Can this integral be computed?

Bipolarity

Is it possible to compute the precise value of this integral? If not, can we at least show whether it converges or diverges? It seems that the integrand is undefined on both limits of integration.

[tex] \int^{∞}_{-∞}\frac{1}{x^{2}}dx [/tex]

Also, does the function being even help us at all?

BiP

Number Nine

Do you know how to handle improper integrals?
We have to split it up into two integrals (can you see why? What happens at x=0?), giving us...
[tex]\int_{a}^{b} \frac{1}{x^2} + \int_{c}^{d} \frac{1}{x^2}[/tex]
Now integrate and take a, b, c, and d to the appropriate limits and see what happens.

jedishrfu

the general solution is: integral(x^-2) = -1 / x

seems it would be undefined at zero and hence not be evaluable.

dextercioby

The function being integrated is not even continuos on the domain of integration...

Bipolarity

So is it computable or not? Can't we consider it an improper integral of type II?

BiP

chiro

If you doing a Riemann integration, you need this to be Riemann-Integrable let alone continuous (which is only one condition of being Riemann-Integrable).

Bipolarity

According to http://tutorial.math.lamar.edu/Class...Integrals.aspx
the integrals can be computed even if there is a discontinuity in the integrand provided that each of the partitioned integrals converges.

BiP

Number Nine

Do they converge? Have you tried computing the limits?

oay

Can you explain why a function has to be continuous on the domain of integraion?

chiro

I don't know if dextercioby was referring to the more general spaces like L^2 and measures/integrals on those spaces as opposed to the much less general spaces.

romsofia

This is a boundless integral. What did you think of when you read that? What do you think of when you're dealing with infinity in calculus??
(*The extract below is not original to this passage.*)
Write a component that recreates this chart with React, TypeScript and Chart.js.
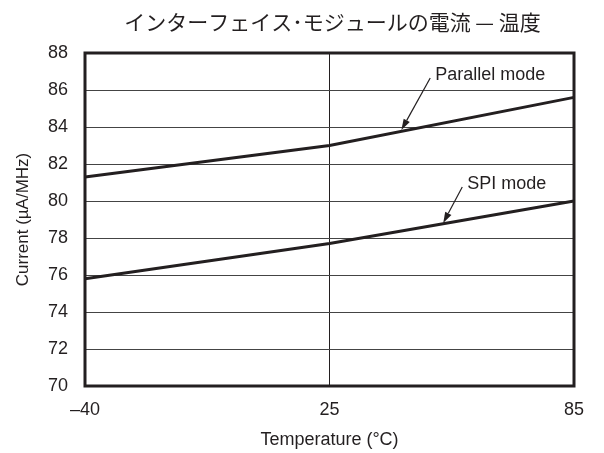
import React, { useEffect, useRef } from "react";
import { Chart, registerables } from "chart.js";

Chart.register(...registerables);

// ---- data ----
const chartTitle = "インターフェイス･モジュールの電流 — 温度";
const xAxisTitle = "Temperature (°C)";
const yAxisTitle = "Current (µA/MHz)";
const temperatureLabels = ["–40", "25", "85"];
const parallelModeCurrent = [81.3, 83.0, 85.6];
const spiModeCurrent = [75.8, 77.7, 80.0];
const yMin = 70;
const yMax = 88;
const yStep = 2;

// annotations (data coordinates: x = category index, y = current)
const annotationLabels = ["Parallel mode", "SPI mode"];
const annotationTailX = [1.412, 1.543];
const annotationTailY = [86.65, 80.76];
const annotationTipX = [1.294, 1.465];
const annotationTipY = [83.84, 78.81];

const INK = "#231f20";
const FONT = "'Liberation Sans', Arial, Helvetica, sans-serif";
const CJK = "'Noto Sans CJK JP', 'Noto Sans', sans-serif";

const framePlugin = {
  id: "frameAndNotes",
  afterDatasetsDraw(chart: any) {
    const { ctx, chartArea: a, scales } = chart;
    const xs = scales.x;
    const ys = scales.y;
    ctx.save();
    ctx.strokeStyle = INK;
    ctx.lineWidth = 3;
    ctx.strokeRect(a.left, a.top, a.right - a.left, a.bottom - a.top);

    ctx.fillStyle = INK;
    ctx.lineWidth = 1.2;
    ctx.font = `18px ${FONT}`;
    ctx.textAlign = "left";
    ctx.textBaseline = "middle";
    for (let i = 0; i < annotationLabels.length; i++) {
      const tx = xs.getPixelForValue(annotationTailX[i]);
      const ty = ys.getPixelForValue(annotationTailY[i]);
      const px = xs.getPixelForValue(annotationTipX[i]);
      const py = ys.getPixelForValue(annotationTipY[i]);
      const ang = Math.atan2(py - ty, px - tx);
      const len = 11;
      const hw = 3.5;
      const bx = px - Math.cos(ang) * len;
      const by = py - Math.sin(ang) * len;
      ctx.beginPath();
      ctx.moveTo(tx, ty);
      ctx.lineTo(bx, by);
      ctx.stroke();
      ctx.beginPath();
      ctx.moveTo(px, py);
      ctx.lineTo(bx + Math.sin(ang) * hw, by - Math.cos(ang) * hw);
      ctx.lineTo(bx - Math.sin(ang) * hw, by + Math.cos(ang) * hw);
      ctx.closePath();
      ctx.fill();
      ctx.fillText(annotationLabels[i], tx + 5, ty - 2.5);
    }

    // chart title, centred over the plot area
    ctx.font = `21px ${CJK}`;
    ctx.textAlign = "center";
    ctx.textBaseline = "middle";
    ctx.fillText(chartTitle, (a.left + a.right) / 2 + 3, a.top - 31);
    ctx.restore();
  },
};

export default function App() {
  const ref = useRef<HTMLCanvasElement | null>(null);

  useEffect(() => {
    if (!ref.current) return;
    const chart = new Chart(ref.current, {
      type: "line",
      data: {
        labels: temperatureLabels,
        datasets: [
          {
            label: "Parallel mode",
            data: parallelModeCurrent,
            borderColor: INK,
            borderWidth: 3,
            pointRadius: 0,
            tension: 0,
            fill: false,
          },
          {
            label: "SPI mode",
            data: spiModeCurrent,
            borderColor: INK,
            borderWidth: 3,
            pointRadius: 0,
            tension: 0,
            fill: false,
          },
        ],
      },
      options: {
        animation: false,
        responsive: false,
        layout: { padding: { left: 0, right: 30, top: 53, bottom: 0 } },
        plugins: {
          legend: { display: false },
          tooltip: { enabled: false },
          title: { display: false },
        },
        scales: {
          x: {
            type: "category",
            offset: false,
            border: { display: false },
            grid: {
              color: (c: any) => (c.index === 1 ? INK : "rgba(0,0,0,0)"),
              lineWidth: 1,
              drawTicks: false,
              tickLength: 0,
            },
            ticks: {
              color: INK,
              font: { family: FONT, size: 18 },
              padding: 13,
              maxRotation: 0,
              autoSkip: false,
            },
            title: {
              display: true,
              text: xAxisTitle,
              color: INK,
              font: { family: FONT, size: 18 },
              padding: { top: 0, bottom: 2 },
            },
            afterFit: (s: any) => {
              s.height = 67;
            },
          },
          y: {
            type: "linear",
            min: yMin,
            max: yMax,
            border: { display: false },
            grid: {
              color: "#444",
              lineWidth: 1,
              drawTicks: false,
              tickLength: 0,
            },
            ticks: {
              stepSize: yStep,
              color: INK,
              font: { family: FONT, size: 18 },
              padding: 17,
            },
            title: {
              display: true,
              text: yAxisTitle,
              color: INK,
              font: { family: FONT, size: 17 },
              padding: { top: 13, bottom: 0 },
            },
            afterFit: (s: any) => {
              s.width = 85;
            },
          },
        },
      },
      plugins: [framePlugin],
    });
    return () => chart.destroy();
  }, []);

  return (
    <div style={{ position: "absolute", left: 0, top: 0, width: 604, height: 453, background: "#fff" }}>
      <canvas ref={ref} width={604} height={453} style={{ display: "block" }} />
    </div>
  );
}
Anyway, here's what your first step should look like to see if this improper integral diverges or converges.

[tex]{\int_{-\infty}^{+\infty}\frac{1}{x^{2}} dx= \lim_{a\to+\infty} \lim_{b\to-\infty}\left. \frac{-1}{x}\right|_{b}^{a}}[/tex].

I think you can solve it from there.

OOPSSS I messed up, I forgot to think about x=0 (was too focus on making my latex look cool :/). Anyway, the questions I asked should help develop some more intuition on improper integrals.

jgens

A function does not have to be continuous on its domain to be Riemann integrable.

chiro

http://en.wikipedia.org/wiki/Riemann...#Integrability

Unless you are talking some really exotic functions, the almost everywhere criteria will not come into play and the normal idea of continuity will be still required.

jgens

The point is that continuity is quite a bit stronger than Riemann integrability. That the integral in question fails to converge is not due to a lack of continuity (since the integrand is continuous almost everywhere), but rather due to its unboundedness.

chiro

You pointed out something about continuity and I replied with that statement. This reply was a general reply about Riemann Integrability, not a reply specific to the statement of the OP.

HallsofIvy

No, it doesn't. The not at all "exotic" function f(x)= 1 for [itex]0\le x< 1[/itex], f(x) [itex]1\le x\le 2[/itex] is integrable from 0 to 2 even though it is not continuous at x= 0. The "almost everywhere" certainly does come into play- the function is discontinuous at a single point which has measure 0 and so is continuous "almost everywhere".

chiro

This is a really trivial example (having the end-points not included or having a discontinuity at an endpoint is something we should all know how to handle). Same reason why Integral over all these regions [a,b], (a,b], [a,b), (a,b) are equal if the measure is the standard infinitesimal one and the function has the expected properties.

This has more to do with the consideration and clarification of how different intervals can be considered to be equal so that you can focus on the mapping that has all the right properties. It's like the whole 0.9999 (repeated forever) = 1 scenario, and we just use the trick that since the intervals are the same, we can use this to remove these "discontinuities" since it doesn't change the value of the final integral.

The really tough examples include discontinuities everywhere in any interval or having functions like f(x) = 1 if x irrational, 0 otherwise.